God has blessed me & shown me who my real friends are and those who love me for me,



my paster the most said "Carrie I am your shepered and u are my sheep i am hear supporting u through this"



when he had told me that tears of reliefe came to me, i dont cry easily it takes alot for me to cry.



i never had a paster tell me that before* that was such a jentle blessing for me.



so friends i have learned to stay connected to a pausitive group of friends/ church friends/ friends/



family if pausible. because the worst thing u can do is to hold it all inside. do not loose focus on the One who carries u through. i prayed and prayed and the Lord told me I wanted u to go through this not to harm u but to give u future hope



Jer 29:11 and to show ohers to stay connected.!! I have learned not to withdraw from those who really do love u, because that is the best support group God gives u. stay focus and stay connected Jesus.



His love is true and faithful to compleate to the end.

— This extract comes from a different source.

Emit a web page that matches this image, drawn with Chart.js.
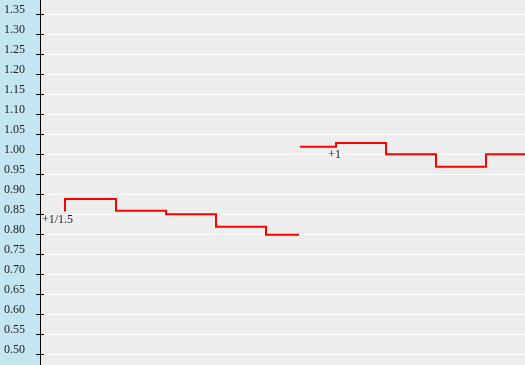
<!DOCTYPE html>
<html>
<head>
<meta charset="utf-8">
<script src="https://cdn.jsdelivr.net/npm/chart.js@4"></script>
<style>
  html, body { margin: 0; padding: 0; background: #ededed; }
  #wrap { width: 525px; height: 365px; }
</style>
</head>
<body>
<div id="wrap"><canvas id="oddsChart"></canvas></div>
<script>
// Tick labels on the y axis
const tickValues = [0.50, 0.55, 0.60, 0.65, 0.70, 0.75, 0.80, 0.85, 0.90, 0.95,
                    1.00, 1.05, 1.10, 1.15, 1.20, 1.25, 1.30, 1.35];

// First run of odds (x in time units, y in price)
const run1X = [2.5, 2.5, 7.6, 12.6, 17.6, 22.6, 25.9];
const run1Y = [0.857, 0.888, 0.859, 0.850, 0.819, 0.799, 0.799];

// Second run of odds
const run2X = [26.0, 29.6, 34.6, 39.6, 44.6, 50.0];
const run2Y = [1.019, 1.028, 1.000, 0.969, 1.000, 1.000];

// Text notes placed on the line
const noteText = ['+1/1.5', '+1'];
const noteX = [3.3, 30.1];
const noteY = [0.857, 1.019];

const toPoints = (xs, ys) => xs.map((x, i) => ({ x: x, y: ys[i] }));

// Fondo azul del eje, marcas y notas
const decorPlugin = {
    id: 'decor',
    beforeDraw(chart) {
        const ctx = chart.ctx;
        const area = chart.chartArea;
        ctx.save();
        ctx.fillStyle = '#c3e6f2';
        ctx.fillRect(0, 0, area.left, chart.height);
        ctx.fillStyle = '#ededed';
        ctx.fillRect(area.left, 0, chart.width - area.left, chart.height);
        ctx.restore();
    },
    afterDraw(chart) {
        const ctx = chart.ctx;
        const yScale = chart.scales.y;
        const xScale = chart.scales.x;
        ctx.save();
        // tick marks crossing the axis line
        ctx.strokeStyle = '#000';
        ctx.lineWidth = 1;
        ctx.beginPath();
        tickValues.forEach(v => {
            const py = Math.round(yScale.getPixelForValue(v)) + 0.5;
            ctx.moveTo(36, py);
            ctx.lineTo(44, py);
        });
        ctx.stroke();
        // notes
        ctx.fillStyle = '#222';
        ctx.font = '12px "Liberation Serif", "Times New Roman", serif';
        ctx.textAlign = 'right';
        ctx.textBaseline = 'top';
        noteText.forEach((t, i) => {
            ctx.fillText(t, xScale.getPixelForValue(noteX[i]), yScale.getPixelForValue(noteY[i]) + 2);
        });
        ctx.restore();
    }
};

document.addEventListener('DOMContentLoaded', function () {
    const lineStyle = {
        borderColor: '#ff0000',
        borderWidth: 2,
        pointRadius: 0,
        fill: false,
        stepped: 'before',
        tension: 0
    };

    const config = {
        type: 'line',
        data: {
            datasets: [
                Object.assign({ label: 'run 1', data: toPoints(run1X, run1Y) }, lineStyle),
                Object.assign({ label: 'run 2', data: toPoints(run2X, run2Y) }, lineStyle)
            ]
        },
        options: {
            responsive: true,
            maintainAspectRatio: false,
            animation: false,
            layout: { padding: 0 },
            plugins: {
                legend: { display: false },
                tooltip: { enabled: false }
            },
            scales: {
                x: {
                    type: 'linear',
                    display: false,
                    min: 0,
                    max: 48.5
                },
                y: {
                    type: 'linear',
                    min: 0.47325,
                    max: 1.38575,
                    afterBuildTicks: (scale) => {
                        scale.ticks = tickValues.map(v => ({ value: v }));
                    },
                    afterFit: (scale) => {
                        scale.width = 40;
                        scale.paddingTop = 0;
                        scale.paddingBottom = 0;
                    },
                    border: { display: true, color: '#000', width: 1 },
                    grid: {
                        color: '#ffffff',
                        lineWidth: 1,
                        drawTicks: false
                    },
                    ticks: {
                        padding: 15,
                        labelOffset: -4,
                        color: '#222',
                        font: { family: '"Liberation Serif", "Times New Roman", serif', size: 12 },
                        callback: (v) => Number(v).toFixed(2)
                    }
                }
            }
        },
        plugins: [decorPlugin]
    };

    new Chart(document.getElementById('oddsChart').getContext('2d'), config);
});
</script>
</body>
</html>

think on things that are pure and lovely good mememories and teasure the good times even if there were very



little good times treasure those close to your heart, Always pray for those who did u wrong.



Always treat your self. like maybe milk shake / slushy /starbucks/ something u normally couldnt do when u were with your spouce. make it healthy. always be around friends even when u want to withdraw. that my friend takes baby steps. I knoww God will take your hand make sure he guides u. because He will.



Always do something for others* these are the things ive been focusing on staying connected to God.



take good advice from good friends* divorce can lead u down in great depression, sometimes we do have to hit bottom to realise God is God and we are not:) he knows he's all knowing and knows our secreat places in our hearts.



so please take baby steps thats all God ask i know because i am in the process of lettling God heal my heart again. and slowly surly He is bulding my confidance & joy again. hear is a verse that i read 2 thessolonians 1:6



take care friend, and relise life is short God doesn't want us to stay in the place and not grow, he wants us to stay connected to him and to always recharge our spirital battery. just like we have to charge our cell phones every night we have to charge our hearts. putting on the full armor of God.